Research has emphasized the “phenotyping” of knee osteoarthritis (KOA) pain as a priority to effectively target therapies to individual patients. Following this initiative, this study aimed to characterize pain phenotypes based on experimental pain responses in older adults with symptomatic KOA. We utilized baseline data from a clinical trial that combined non-invasive neuromodulation and meditation in its multimodal approach (N = 200). Participants completed demographic and clinical questionnaires, followed by a multimodal quantitative sensory testing (QST) battery. For phenotyping, we implemented a two-layer neural network-based k-means algorithm.

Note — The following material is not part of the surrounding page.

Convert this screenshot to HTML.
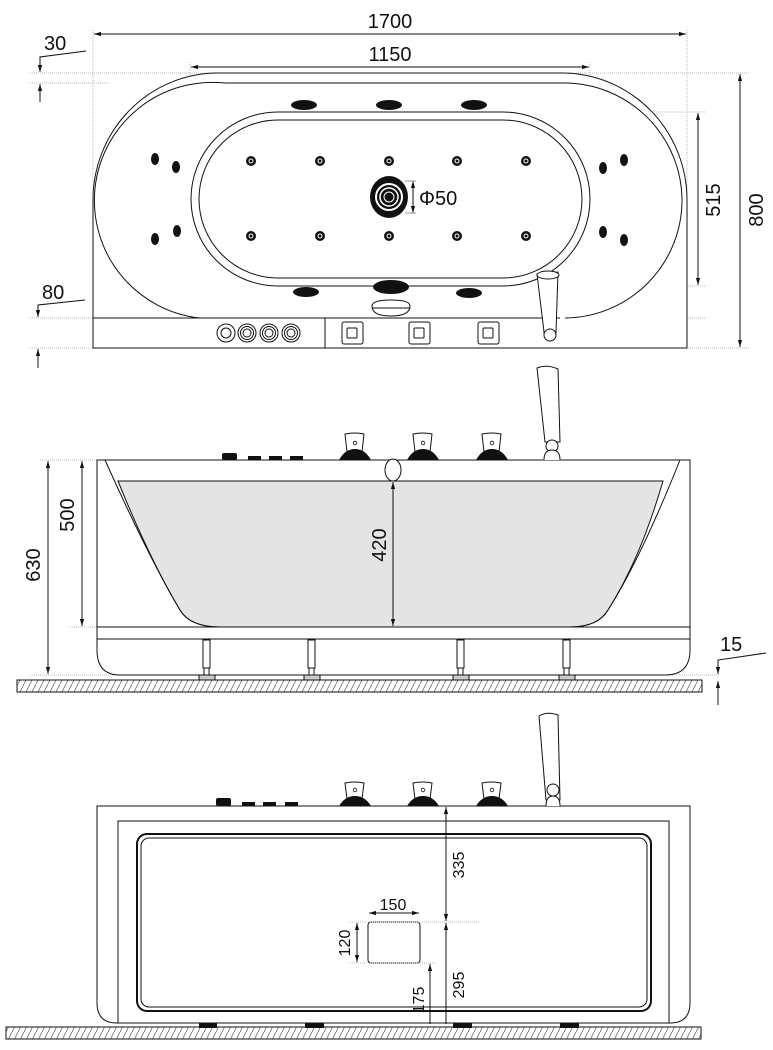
<!DOCTYPE html>
<html><head><meta charset="utf-8"><style>
html,body{margin:0;padding:0;background:#fff;}
svg{display:block;}
text{font-family:"Liberation Sans",Arial,sans-serif;fill:#111;}
</style></head><body>
<svg width="773" height="1050" viewBox="0 0 773 1050" xmlns="http://www.w3.org/2000/svg">
<defs>
<marker id="a" viewBox="0 0 10 10" refX="10" refY="5" markerWidth="7" markerHeight="7" orient="auto-start-reverse"><path d="M0,2 L10,5 L0,8 z" fill="#111"/></marker>
<pattern id="h" width="6" height="12" patternUnits="userSpaceOnUse"><path d="M0,12 L6,0" stroke="#555" stroke-width="0.7"/></pattern>
</defs>
<g fill="none" stroke="#111" stroke-width="1">
<g stroke="#bbb" stroke-dasharray="1,1">
<line x1="93" y1="30" x2="93" y2="348"/><line x1="687" y1="30" x2="687" y2="348"/>
<line x1="190" y1="62" x2="190" y2="318"/><line x1="590" y1="62" x2="590" y2="318"/>
<line x1="30" y1="73" x2="750" y2="73"/><line x1="30" y1="83" x2="110" y2="83"/>
<line x1="590" y1="112" x2="705" y2="112"/><line x1="590" y1="286" x2="705" y2="286"/>
<line x1="30" y1="318" x2="95" y2="318"/><line x1="30" y1="348" x2="750" y2="348"/>
<line x1="560" y1="318" x2="705" y2="318"/>
</g>
<line x1="94" y1="34" x2="686" y2="34" marker-start="url(#a)" marker-end="url(#a)"/>
<line x1="191" y1="67" x2="589" y2="67" marker-start="url(#a)" marker-end="url(#a)"/>
<path d="M93,348 V200 A125,127 0 0 1 218,73 H562 A125,127 0 0 1 687,200 V348 Z" fill="#fff"/>
<path d="M200,318 A118,118 0 0 1 225,83 H565 A118,118 0 0 1 682,200 A118,118 0 0 1 565,318"/>
<line x1="93" y1="318" x2="560" y2="318"/>
<line x1="325" y1="318" x2="325" y2="348"/>
<rect x="191" y="112" width="399" height="174" rx="87"/>
<rect x="199" y="120" width="383" height="158" rx="79"/>
<line x1="698" y1="113" x2="698" y2="285" marker-start="url(#a)" marker-end="url(#a)"/>
<line x1="740" y1="74" x2="740" y2="347" marker-start="url(#a)" marker-end="url(#a)"/>
<line x1="413" y1="181" x2="413" y2="213" marker-start="url(#a)" marker-end="url(#a)"/>
<line x1="405" y1="181" x2="416" y2="181" stroke="#999"/><line x1="405" y1="213" x2="416" y2="213" stroke="#999"/>
<path d="M86,51 L40,57 V62"/><line x1="40" y1="62" x2="40" y2="72" marker-end="url(#a)"/>
<line x1="40" y1="102" x2="40" y2="84" marker-end="url(#a)"/>
<path d="M85,300 L38,305 V310"/><line x1="38" y1="305" x2="38" y2="317" marker-end="url(#a)"/>
<line x1="38" y1="368" x2="38" y2="349" marker-end="url(#a)"/>
</g>
<g fill="#111">
<ellipse cx="304" cy="105" rx="13" ry="5"/><ellipse cx="389" cy="105" rx="13" ry="5"/><ellipse cx="474" cy="105" rx="13" ry="5"/>
<ellipse cx="306" cy="292" rx="13" ry="5"/><ellipse cx="469" cy="293" rx="13" ry="5"/>
<ellipse cx="391" cy="287" rx="18" ry="7"/>
<ellipse cx="155" cy="159" rx="4" ry="6"/><ellipse cx="176" cy="167" rx="4" ry="6"/>
<ellipse cx="155" cy="239" rx="4" ry="6"/><ellipse cx="177" cy="231" rx="4" ry="6"/>
<ellipse cx="603" cy="168" rx="4" ry="6"/><ellipse cx="624" cy="160" rx="4" ry="6"/>
<ellipse cx="603" cy="232" rx="4" ry="6"/><ellipse cx="624" cy="240" rx="4" ry="6"/>
<circle cx="251" cy="161" r="5"/><circle cx="320" cy="161" r="5"/><circle cx="389" cy="161" r="5"/><circle cx="457" cy="161" r="5"/><circle cx="526" cy="161" r="5"/>
<circle cx="251" cy="236" r="5"/><circle cx="320" cy="236" r="5"/><circle cx="389" cy="236" r="5"/><circle cx="457" cy="236" r="5"/><circle cx="526" cy="236" r="5"/>
<ellipse cx="389" cy="197" rx="19" ry="21"/>
</g>
<g fill="none" stroke="#fff" stroke-width="1">
<circle cx="251" cy="161" r="2"/><circle cx="320" cy="161" r="2"/><circle cx="389" cy="161" r="2"/><circle cx="457" cy="161" r="2"/><circle cx="526" cy="161" r="2"/>
<circle cx="251" cy="236" r="2"/><circle cx="320" cy="236" r="2"/><circle cx="389" cy="236" r="2"/><circle cx="457" cy="236" r="2"/><circle cx="526" cy="236" r="2"/>
<circle cx="389" cy="197" r="13" stroke-width="2"/><circle cx="389" cy="197" r="9" stroke-width="1.5"/><circle cx="389" cy="197" r="5"/>
</g>
<g fill="#fff" stroke="#111" stroke-width="1">
<path d="M372,306 Q372,300 391,300 Q410,300 410,306 Q410,316 391,316 Q372,316 372,306 Z"/>
<line x1="372" y1="308" x2="410" y2="308"/>
<circle cx="226" cy="333" r="9"/><circle cx="226" cy="333" r="5"/>
<circle cx="247" cy="333" r="9"/><circle cx="247" cy="333" r="6.5"/><circle cx="247" cy="333" r="4"/>
<circle cx="269" cy="333" r="9"/><circle cx="269" cy="333" r="6.5"/><circle cx="269" cy="333" r="4"/>
<circle cx="291" cy="333" r="9"/><circle cx="291" cy="333" r="6.5"/><circle cx="291" cy="333" r="4"/>
<rect x="342" y="322" width="21" height="22" rx="2"/><rect x="347" y="328" width="10" height="10" rx="1"/>
<rect x="409" y="322" width="21" height="22" rx="2"/><rect x="414" y="328" width="10" height="10" rx="1"/>
<rect x="478" y="322" width="21" height="22" rx="2"/><rect x="483" y="328" width="10" height="10" rx="1"/>
<path d="M537,274 L558,272 L556,332 Q556,340 550,340 Q544,340 544,332 Z"/>
<ellipse cx="548" cy="275" rx="11" ry="4"/>
<circle cx="550" cy="335" r="6"/>
</g>
<g font-size="20">
<text x="390" y="28" text-anchor="middle">1700</text>
<text x="390" y="61" text-anchor="middle">1150</text>
<text x="419" y="205">Φ50</text>
<text x="44" y="50">30</text>
<text x="42" y="299">80</text>
<text transform="translate(720,200) rotate(-90)" text-anchor="middle">515</text>
<text transform="translate(763,210) rotate(-90)" text-anchor="middle">800</text>
</g>

<!-- SIDE VIEW -->
<path d="M118,481 H663 Q640,560 608,610 Q598,627 570,627 H220 Q190,627 180,610 Q150,560 118,481 Z" fill="#e4e4e4" stroke="#111"/>
<g fill="none" stroke="#111" stroke-width="1">
<g stroke="#bbb" stroke-dasharray="1,1"><line x1="40" y1="460" x2="97" y2="460"/><line x1="70" y1="627" x2="97" y2="627"/><line x1="30" y1="675" x2="720" y2="675"/></g>
<path d="M97,460 H690 V650 Q690,675 665,675 H120 Q97,675 97,650 Z"/>
<path d="M105,460 Q150,560 180,610 Q190,627 220,627"/>
<path d="M680,460 Q640,560 608,610 Q598,627 570,627"/>
<line x1="97" y1="627" x2="690" y2="627"/>
<line x1="97" y1="639" x2="690" y2="639"/>
<line x1="48" y1="461" x2="48" y2="674" marker-start="url(#a)" marker-end="url(#a)"/>
<line x1="82" y1="461" x2="82" y2="626" marker-start="url(#a)" marker-end="url(#a)"/>
<line x1="393" y1="482" x2="393" y2="626" marker-start="url(#a)" marker-end="url(#a)"/>
<path d="M766,653 L718,660 V664"/><line x1="718" y1="664" x2="718" y2="674" marker-end="url(#a)"/>
<line x1="718" y1="705" x2="718" y2="681" marker-end="url(#a)"/>
</g>
<g fill="#fff" stroke="#111">
<ellipse cx="393" cy="470" rx="8" ry="11"/>
<rect x="17" y="680" width="685" height="12" fill="url(#h)"/>
<rect x="203" y="640" width="7" height="28"/><rect x="308" y="640" width="7" height="28"/><rect x="457" y="640" width="7" height="28"/><rect x="563" y="640" width="7" height="28"/>
<rect x="199" y="675" width="16" height="5" fill="#ccc"/><rect x="304" y="675" width="16" height="5" fill="#ccc"/><rect x="453" y="675" width="16" height="5" fill="#ccc"/><rect x="559" y="675" width="16" height="5" fill="#ccc"/>
<rect x="204" y="668" width="5" height="7"/><rect x="309" y="668" width="5" height="7"/><rect x="458" y="668" width="5" height="7"/><rect x="564" y="668" width="5" height="7"/>
<path d="M537,368 Q547,364 558,369 L560,442 L545,442 Z"/>
<circle cx="552" cy="446" r="6"/><path d="M544,460 Q544,450 552,450 Q560,450 560,460"/>
<path d="M345,434 Q355,432 364,434 L362,452 H347 Z"/><path d="M413,434 Q423,432 432,434 L430,452 H415 Z"/><path d="M482,434 Q492,432 501,434 L499,452 H484 Z"/>
</g>
<g fill="#111">
<path d="M339,460 Q345,449 355,449 Q365,449 371,460 Z"/><path d="M407,460 Q413,449 423,449 Q433,449 439,460 Z"/><path d="M476,460 Q482,449 492,449 Q502,449 508,460 Z"/>
<rect x="222" y="453" width="15" height="7" rx="2"/><rect x="248" y="456" width="13" height="4"/><rect x="269" y="456" width="13" height="4"/><rect x="290" y="456" width="13" height="4"/>
</g>
<g fill="#fff" stroke="#111" stroke-width="0.8"><circle cx="355" cy="443" r="1.8"/><circle cx="423" cy="443" r="1.8"/><circle cx="492" cy="443" r="1.8"/></g>
<g font-size="20">
<text transform="translate(40,565) rotate(-90)" text-anchor="middle">630</text>
<text transform="translate(74,515) rotate(-90)" text-anchor="middle">500</text>
<text transform="translate(386,545) rotate(-90)" text-anchor="middle">420</text>
<text x="720" y="651">15</text>
</g>

<!-- FRONT VIEW -->
<g fill="none" stroke="#111" stroke-width="1">
<path d="M97,806 H690 V1003 Q690,1023 670,1023 H117 Q97,1023 97,1003 Z"/>
<path d="M118,1023 V821 H669 V1023"/>
<rect x="137" y="834" width="514" height="177" rx="10" stroke-width="2"/>
<rect x="141" y="838" width="506" height="169" rx="8"/>
<rect x="368" y="922" width="52" height="41" rx="3"/>
<g stroke="#bbb" stroke-dasharray="1,1"><line x1="350" y1="922" x2="480" y2="922"/><line x1="350" y1="963" x2="435" y2="963"/></g>
<line x1="446" y1="807" x2="446" y2="921" marker-start="url(#a)" marker-end="url(#a)"/>
<line x1="446" y1="923" x2="446" y2="1024" marker-start="url(#a)"/>
<line x1="430" y1="964" x2="430" y2="1024" marker-start="url(#a)"/>
<line x1="369" y1="913" x2="419" y2="913" marker-start="url(#a)" marker-end="url(#a)"/>
<line x1="357" y1="923" x2="357" y2="962" marker-start="url(#a)" marker-end="url(#a)"/>
</g>
<g fill="#fff" stroke="#111">
<rect x="6" y="1027" width="695" height="12" fill="url(#h)"/>
<path d="M539,716 Q547,711 558,715 L560,800 L546,800 Z"/>
<circle cx="553" cy="790" r="6"/><path d="M546,806 Q546,796 553,796 Q560,796 560,806"/>
<path d="M345,783 Q355,781 364,783 L362,799 H347 Z"/><path d="M413,783 Q423,781 432,783 L430,799 H415 Z"/><path d="M482,783 Q492,781 501,783 L499,799 H484 Z"/>
</g>
<g fill="#111">
<path d="M339,806 Q345,796 355,796 Q365,796 371,806 Z"/><path d="M407,806 Q413,796 423,796 Q433,796 439,806 Z"/><path d="M476,806 Q482,796 492,796 Q502,796 508,806 Z"/>
<rect x="216" y="798" width="15" height="8" rx="2"/><rect x="242" y="802" width="13" height="4"/><rect x="263" y="802" width="13" height="4"/><rect x="285" y="802" width="13" height="4"/>
<rect x="199" y="1023" width="18" height="5"/><rect x="305" y="1023" width="19" height="5"/><rect x="453" y="1023" width="19" height="5"/><rect x="560" y="1023" width="19" height="5"/>
</g>
<g fill="#fff" stroke="#111" stroke-width="0.8"><circle cx="355" cy="790" r="1.8"/><circle cx="423" cy="790" r="1.8"/><circle cx="492" cy="790" r="1.8"/></g>
<g font-size="16">
<text transform="translate(464,865) rotate(-90)" text-anchor="middle">335</text>
<text transform="translate(464,985) rotate(-90)" text-anchor="middle">295</text>
<text transform="translate(424,1000) rotate(-90)" text-anchor="middle">175</text>
<text transform="translate(350,943) rotate(-90)" text-anchor="middle">120</text>
<text x="393" y="910" text-anchor="middle">150</text>
</g>
</svg>
</body></html>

Four phenotypes emerged, showing significant differences across QST measures (p < 0.001) and were characterized as: (1) high pressure pain thresholds and high conditioned pain modulation (indicating low sensitivity to pain and efficient descending inhibition); (2) average pain responses across most QST modalities; (3) low pressure pain thresholds, high punctate mechanical pain, enhanced temporal summation of pain, and low conditioned pain modulation (indicating full manifestation of peripheral, spreading, and central sensitization along with deficient descending inhibition); and (4) low heat pain thresholds, low heat pain tolerance, and high cold pain (indicating high sensitivity to thermal stimuli). Phenotypes differed by gender, marital status, pain severity (measured by the numeric rating scale), and KOA-related symptoms (measured by the Western Ontario and McMaster Universities Osteoarthritis Index) (p < 0.05). Our findings suggest that older adults with symptomatic KOA should be treated according to their phenotypes. Additionally, the identified phenotypes may be useful for selecting and stratifying patients in clinical trials evaluating analgesic compounds and non-pharmacological interventions.